Set problem -> Pictures stay out. Extract the lines below from the first one through the line with "import matplotlib.pyplot as plt", both included.

Available data ->
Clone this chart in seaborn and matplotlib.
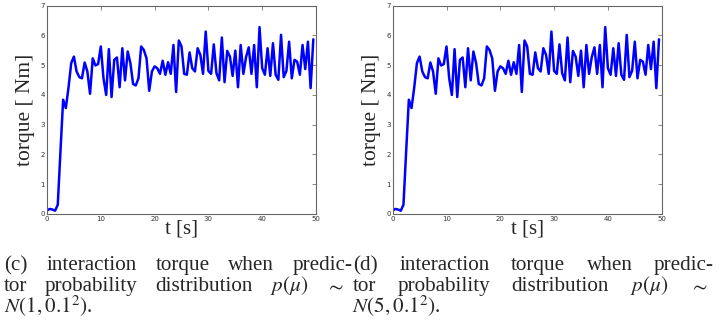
import numpy as np
import pandas as pd
import seaborn as sns
import matplotlib
matplotlib.use("Agg")
import matplotlib.pyplot as plt

# torque samples, one every 0.5 s
time_s = np.arange(0, 50, 0.5)
torque = [0.12, 0.17, 0.15, 0.11, 0.31, 2.10, 3.84, 3.56, 4.25, 5.07,
          5.29, 4.79, 4.60, 4.56, 5.09, 4.79, 4.04, 5.23, 4.99, 5.04,
          5.63, 4.56, 4.00, 5.54, 3.93, 5.18, 5.26, 4.26, 5.57, 4.49,
          5.46, 5.07, 4.37, 4.32, 4.56, 5.63, 5.51, 5.23, 4.14, 4.79,
          4.96, 4.90, 4.71, 5.15, 4.68, 5.10, 4.71, 5.68, 4.10, 5.83,
          5.63, 4.71, 4.68, 5.43, 4.90, 4.79, 5.57, 5.35, 4.71, 6.13,
          4.81, 4.71, 5.70, 4.73, 4.49, 5.93, 4.43, 5.48, 5.29, 4.64,
          5.49, 4.26, 5.68, 4.71, 5.27, 5.60, 4.71, 5.68, 4.26, 6.28,
          4.90, 4.68, 5.57, 4.64, 5.74, 4.68, 4.51, 6.02, 4.60, 4.81,
          5.79, 4.56, 5.18, 5.12, 4.68, 5.68, 4.87, 5.79, 4.23, 5.87]

x_ticks = [0, 10, 20, 30, 40, 50]
y_ticks = [0, 1, 2, 3, 4, 5, 6, 7]

captions = [
    [["(c)", "interaction", "torque", "when", "predic-"],
     ["tor", "probability", "distribution", r"$p(\mu)$", r"$\sim$"],
     [r"$N(1, 0.1^2)$."]],
    [["(d)", "interaction", "torque", "when", "predic-"],
     ["tor", "probability", "distribution", r"$p(\mu)$", r"$\sim$"],
     [r"$N(5, 0.1^2)$."]],
]

df = pd.DataFrame({"t": time_s, "torque": torque})

sns.set_style("white")
plt.rcParams["font.family"] = ["DejaVu Sans"]
plt.rcParams["mathtext.fontset"] = "stix"

W, H = 722, 325
fig = plt.figure(figsize=(W / 100, H / 100), dpi=100)

serif = ["Liberation Serif", "DejaVu Serif"]
ax_lefts = [47, 392.7]
for left in ax_lefts:
    ax = fig.add_axes([left / W, (H - 214) / H, 269 / W, 208.3 / H])
    sns.lineplot(data=df, x="t", y="torque", ax=ax, color="#0000ff", linewidth=1.8)
    ax.set_xlim(0, 50)
    ax.set_ylim(0, 7)
    ax.set_xticks(x_ticks)
    ax.set_yticks(y_ticks)
    ax.tick_params(direction="in", length=3, width=0.5, labelsize=5,
                   labelcolor="#333333", color="#555555", top=True, right=True, pad=1.5)
    for s in ax.spines.values():
        s.set_color("#666666")
        s.set_linewidth(0.8)
    ax.set_xlabel("t [s]", family=serif, fontsize=15, labelpad=-2)
    ax.set_ylabel("torque [ Nm]", family=serif, fontsize=15.5, labelpad=4)

# justified captions drawn word by word
fig.canvas.draw()
renderer = fig.canvas.get_renderer()
line_spans = [
    [(4, 353), (4, 344), None],
    [(353, 714), (353, 708), None],
]
line_starts = [4, 352]
baselines = [270, 291, 313]
for col, cap in enumerate(captions):
    for li, words in enumerate(cap):
        span = line_spans[col][li]
        texts = [fig.text(0, 1 - baselines[li] / H, w, family=serif, fontsize=15.2,
                          va="baseline", ha="left") for w in words]
        widths = [t.get_window_extent(renderer).width for t in texts]
        if span is None:
            texts[0].set_x(line_starts[col] / W)
            continue
        x0, x1 = span
        gap = (x1 - x0 - sum(widths)) / max(len(words) - 1, 1)
        x = x0
        for t, w in zip(texts, widths):
            t.set_x(x / W)
            x += w + gap

fig.savefig("out.png", dpi=100)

Response for this exercise ->
Clone this chart in seaborn and matplotlib.
import numpy as np
import pandas as pd
import seaborn as sns
import matplotlib
matplotlib.use("Agg")
import matplotlib.pyplot as plt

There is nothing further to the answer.